### [WORK INSTRUCTIONS]
Emit the exact text of every line from the line with "Recreate this image" to the line with "temperatures of ≥", both ends included. No other output is expected.

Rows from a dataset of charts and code
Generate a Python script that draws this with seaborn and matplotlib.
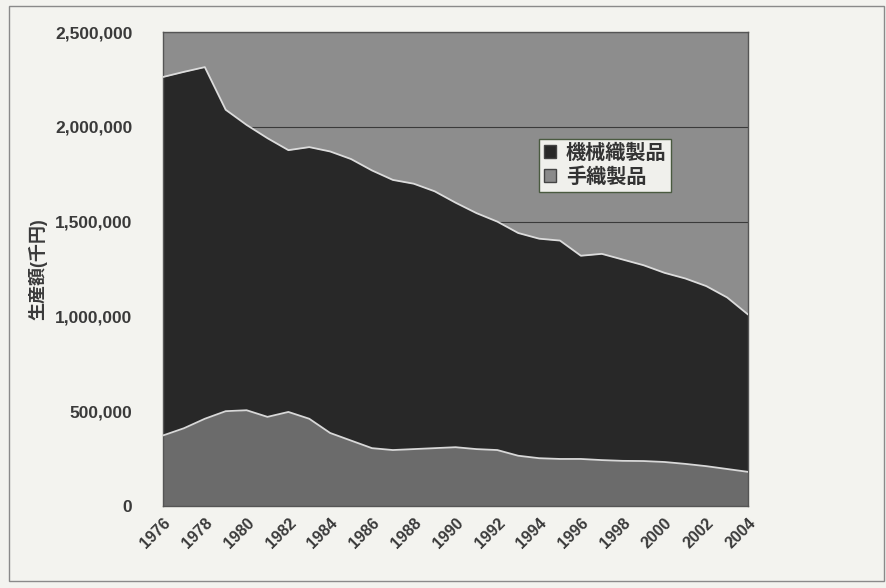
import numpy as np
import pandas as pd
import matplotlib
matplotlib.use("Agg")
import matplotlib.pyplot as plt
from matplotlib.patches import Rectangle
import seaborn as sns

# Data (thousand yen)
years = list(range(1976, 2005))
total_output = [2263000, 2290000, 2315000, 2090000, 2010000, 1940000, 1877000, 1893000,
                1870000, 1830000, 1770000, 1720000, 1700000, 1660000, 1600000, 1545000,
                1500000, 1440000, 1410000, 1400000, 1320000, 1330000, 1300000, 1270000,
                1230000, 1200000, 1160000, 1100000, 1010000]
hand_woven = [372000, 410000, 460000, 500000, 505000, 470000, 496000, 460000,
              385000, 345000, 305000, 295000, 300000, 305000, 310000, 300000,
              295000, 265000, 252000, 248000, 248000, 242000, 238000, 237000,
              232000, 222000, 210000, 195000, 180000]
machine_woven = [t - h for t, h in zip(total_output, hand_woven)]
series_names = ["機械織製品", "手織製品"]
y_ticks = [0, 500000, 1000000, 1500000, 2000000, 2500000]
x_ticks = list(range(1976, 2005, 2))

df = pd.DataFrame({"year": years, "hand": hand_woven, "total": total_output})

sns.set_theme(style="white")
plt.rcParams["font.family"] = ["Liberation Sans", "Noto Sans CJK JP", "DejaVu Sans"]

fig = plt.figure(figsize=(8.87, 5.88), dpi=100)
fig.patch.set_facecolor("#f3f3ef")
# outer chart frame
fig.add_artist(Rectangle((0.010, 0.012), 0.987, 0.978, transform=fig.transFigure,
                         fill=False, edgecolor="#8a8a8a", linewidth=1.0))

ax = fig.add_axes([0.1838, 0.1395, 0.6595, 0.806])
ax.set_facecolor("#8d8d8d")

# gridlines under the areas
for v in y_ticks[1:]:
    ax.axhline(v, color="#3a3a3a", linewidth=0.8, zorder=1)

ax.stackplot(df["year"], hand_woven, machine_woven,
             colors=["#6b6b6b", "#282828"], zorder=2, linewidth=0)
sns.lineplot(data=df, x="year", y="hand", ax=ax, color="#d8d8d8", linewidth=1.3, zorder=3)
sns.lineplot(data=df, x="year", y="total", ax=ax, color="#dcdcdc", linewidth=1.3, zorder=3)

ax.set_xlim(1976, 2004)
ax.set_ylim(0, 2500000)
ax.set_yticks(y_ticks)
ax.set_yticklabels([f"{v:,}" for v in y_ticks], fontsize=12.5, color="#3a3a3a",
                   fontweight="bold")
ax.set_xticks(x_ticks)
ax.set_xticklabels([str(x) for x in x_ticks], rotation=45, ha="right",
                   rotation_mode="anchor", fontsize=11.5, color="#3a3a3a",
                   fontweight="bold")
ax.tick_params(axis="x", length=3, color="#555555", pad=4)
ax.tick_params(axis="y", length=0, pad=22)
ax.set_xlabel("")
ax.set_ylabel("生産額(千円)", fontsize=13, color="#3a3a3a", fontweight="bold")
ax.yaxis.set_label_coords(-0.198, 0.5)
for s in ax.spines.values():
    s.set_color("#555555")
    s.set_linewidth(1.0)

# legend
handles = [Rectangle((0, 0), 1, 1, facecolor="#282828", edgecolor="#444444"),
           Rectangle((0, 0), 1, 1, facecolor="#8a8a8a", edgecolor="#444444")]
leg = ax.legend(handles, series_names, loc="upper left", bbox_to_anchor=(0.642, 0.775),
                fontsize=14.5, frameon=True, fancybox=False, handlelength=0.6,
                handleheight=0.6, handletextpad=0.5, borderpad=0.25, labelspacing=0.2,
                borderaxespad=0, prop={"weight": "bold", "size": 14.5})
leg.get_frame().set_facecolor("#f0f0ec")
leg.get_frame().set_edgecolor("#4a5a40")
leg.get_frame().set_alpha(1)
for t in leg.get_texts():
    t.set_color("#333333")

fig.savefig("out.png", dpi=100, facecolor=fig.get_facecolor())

--

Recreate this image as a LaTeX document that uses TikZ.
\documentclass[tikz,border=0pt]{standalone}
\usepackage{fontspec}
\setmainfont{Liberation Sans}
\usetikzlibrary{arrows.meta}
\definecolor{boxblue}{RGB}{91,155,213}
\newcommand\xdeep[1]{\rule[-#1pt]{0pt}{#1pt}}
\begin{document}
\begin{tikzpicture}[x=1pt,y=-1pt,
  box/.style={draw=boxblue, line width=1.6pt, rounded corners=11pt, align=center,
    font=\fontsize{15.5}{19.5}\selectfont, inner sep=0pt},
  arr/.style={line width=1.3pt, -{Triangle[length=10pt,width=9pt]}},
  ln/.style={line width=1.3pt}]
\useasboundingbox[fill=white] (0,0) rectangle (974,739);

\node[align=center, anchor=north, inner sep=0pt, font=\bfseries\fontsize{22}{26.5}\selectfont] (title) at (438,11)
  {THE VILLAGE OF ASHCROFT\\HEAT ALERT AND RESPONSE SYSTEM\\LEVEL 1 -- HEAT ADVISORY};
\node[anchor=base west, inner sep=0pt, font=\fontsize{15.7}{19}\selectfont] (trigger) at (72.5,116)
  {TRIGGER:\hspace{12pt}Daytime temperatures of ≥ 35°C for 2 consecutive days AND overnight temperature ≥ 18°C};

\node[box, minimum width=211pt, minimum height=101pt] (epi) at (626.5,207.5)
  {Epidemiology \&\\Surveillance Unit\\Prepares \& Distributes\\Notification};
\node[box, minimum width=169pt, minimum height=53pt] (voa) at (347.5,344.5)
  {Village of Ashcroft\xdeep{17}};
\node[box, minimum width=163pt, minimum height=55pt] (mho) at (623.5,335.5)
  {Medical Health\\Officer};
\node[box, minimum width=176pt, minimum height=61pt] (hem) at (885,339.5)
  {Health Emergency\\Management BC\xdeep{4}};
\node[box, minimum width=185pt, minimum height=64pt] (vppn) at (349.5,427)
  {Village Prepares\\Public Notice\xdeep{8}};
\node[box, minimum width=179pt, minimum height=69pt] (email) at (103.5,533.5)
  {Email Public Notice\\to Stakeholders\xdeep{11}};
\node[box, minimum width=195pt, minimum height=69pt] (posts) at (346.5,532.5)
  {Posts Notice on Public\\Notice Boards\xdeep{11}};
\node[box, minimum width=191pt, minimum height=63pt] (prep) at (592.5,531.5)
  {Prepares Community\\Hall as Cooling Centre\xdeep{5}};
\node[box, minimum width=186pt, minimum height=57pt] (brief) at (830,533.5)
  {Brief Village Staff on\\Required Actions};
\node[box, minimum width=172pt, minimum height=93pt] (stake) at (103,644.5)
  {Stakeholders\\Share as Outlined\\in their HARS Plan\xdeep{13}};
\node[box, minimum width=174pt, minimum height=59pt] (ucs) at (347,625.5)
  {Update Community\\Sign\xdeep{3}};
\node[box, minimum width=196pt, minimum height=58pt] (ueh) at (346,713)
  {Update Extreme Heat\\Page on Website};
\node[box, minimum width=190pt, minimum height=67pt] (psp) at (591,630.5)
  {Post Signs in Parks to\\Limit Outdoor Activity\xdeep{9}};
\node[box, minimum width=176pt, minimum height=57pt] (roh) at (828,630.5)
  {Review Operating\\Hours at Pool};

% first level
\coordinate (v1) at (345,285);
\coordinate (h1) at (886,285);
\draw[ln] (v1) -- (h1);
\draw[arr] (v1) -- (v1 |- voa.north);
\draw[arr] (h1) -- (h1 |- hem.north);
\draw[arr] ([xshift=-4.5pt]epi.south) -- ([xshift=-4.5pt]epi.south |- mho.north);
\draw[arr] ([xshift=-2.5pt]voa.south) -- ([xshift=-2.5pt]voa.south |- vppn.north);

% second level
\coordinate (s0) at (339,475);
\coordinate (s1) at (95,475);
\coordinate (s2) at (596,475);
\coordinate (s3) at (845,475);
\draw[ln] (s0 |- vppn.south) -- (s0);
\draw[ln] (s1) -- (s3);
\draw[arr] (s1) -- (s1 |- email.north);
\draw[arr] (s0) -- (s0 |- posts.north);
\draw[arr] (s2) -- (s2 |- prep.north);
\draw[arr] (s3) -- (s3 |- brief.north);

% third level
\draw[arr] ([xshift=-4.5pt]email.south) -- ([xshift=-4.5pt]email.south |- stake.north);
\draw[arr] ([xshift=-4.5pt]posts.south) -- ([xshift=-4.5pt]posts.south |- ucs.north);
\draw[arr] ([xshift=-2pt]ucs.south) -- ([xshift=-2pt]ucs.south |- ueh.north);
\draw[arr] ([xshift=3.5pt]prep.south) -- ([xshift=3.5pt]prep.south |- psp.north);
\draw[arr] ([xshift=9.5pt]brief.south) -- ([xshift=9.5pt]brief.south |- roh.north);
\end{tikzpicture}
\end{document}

### [CORRECT ANSWER]
Recreate this image as a LaTeX document that uses TikZ.
\documentclass[tikz,border=0pt]{standalone}
\usepackage{fontspec}
\setmainfont{Liberation Sans}
\usetikzlibrary{arrows.meta}
\definecolor{boxblue}{RGB}{91,155,213}
\newcommand\xdeep[1]{\rule[-#1pt]{0pt}{#1pt}}
\begin{document}
\begin{tikzpicture}[x=1pt,y=-1pt,
  box/.style={draw=boxblue, line width=1.6pt, rounded corners=11pt, align=center,
    font=\fontsize{15.5}{19.5}\selectfont, inner sep=0pt},
  arr/.style={line width=1.3pt, -{Triangle[length=10pt,width=9pt]}},
  ln/.style={line width=1.3pt}]
\useasboundingbox[fill=white] (0,0) rectangle (974,739);

\node[align=center, anchor=north, inner sep=0pt, font=\bfseries\fontsize{22}{26.5}\selectfont] (title) at (438,11)
  {THE VILLAGE OF ASHCROFT\\HEAT ALERT AND RESPONSE SYSTEM\\LEVEL 1 -- HEAT ADVISORY};
\node[anchor=base west, inner sep=0pt, font=\fontsize{15.7}{19}\selectfont] (trigger) at (72.5,116)
  {TRIGGER:\hspace{12pt}Daytime temperatures of ≥ 35°C for 2 consecutive days AND overnight temperature ≥ 18°C};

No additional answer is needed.